A esperança agora é de que esta pausa na tramitação da reforma permita um diálogo mais amplo entre Netanyahu e a oposição, afastando assim o poder dos extremistas. No entanto, mesmo o congelamento da reforma é vista com ceticismo por líderes opositores, como Yair Lapid, que só se colocou aberto a negociar caso o congelamento seja real.

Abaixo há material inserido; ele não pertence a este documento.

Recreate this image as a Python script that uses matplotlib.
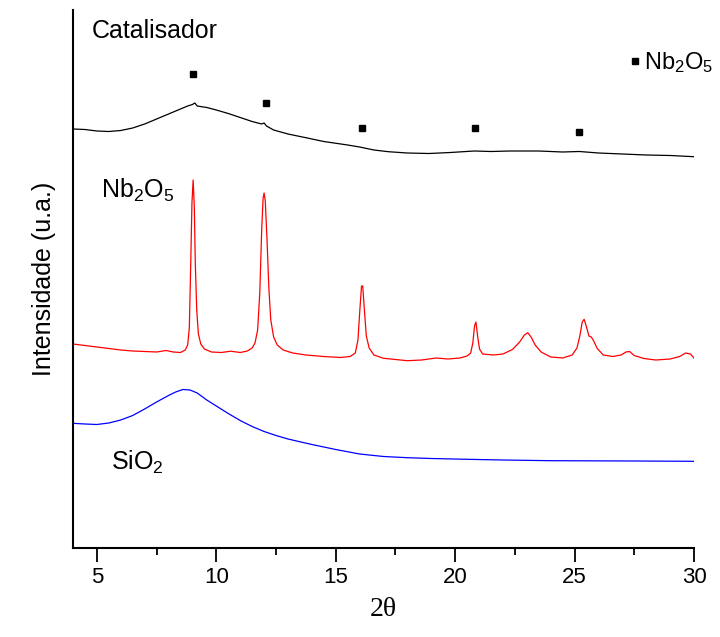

“Infelizmente, Netanyahu não é confiável”, afirma Yonatan Touval, analista Sênior de Políticas do Mitvim (Instituto Israelense de Relações Exteriores Regionais). “Ele já provou, mais de uma vez, ser um líder que nunca deixa claro o que diz e nunca diz o que pensa de verdade. A única coisa de que podemos ter certeza é que o Knesset (Parlamento) interromperá o ataque legislativo contra o Judiciário que deveria ser concluído esta semana antes do recesso de primavera (no Hemisfério Norte).”
“O que vai acontecer a seguir é difícil de prever. Haverá conversações entre representantes do governo e representantes do campo liberal, como sempre houve, mas é difícil dizer se eles chegarão ou não a uma estrutura que introduza reformas construtivas no Judiciário que seriam aceitáveis de ambos os lados”, completa.
E conclui: “A grande questão é o que acontecerá se eles não o fizerem. Netanyahu prometeu retomar o processo legislativo de qualquer forma na próxima sessão parlamentar, que será realizada entre 30 de abril e 30 de julho. Estes serão meses críticos e, na ausência de uma ampla estrutura consensual para a reforma, existe o perigo real de que o governo de Netanyahu busque aprovar o que equivalerá a um golpe de Estado.”
Uma previsão que é consenso é de que os protestos tendem a continuar, ainda que reduzam durante as celebrações da Páscoa Judaica (Pessach). Mas sem uma suspensão total da reforma e fazendo concessões aos radicais, a tendência é que as pessoas retornem às ruas assim que retornarem os trabalhos legislativos.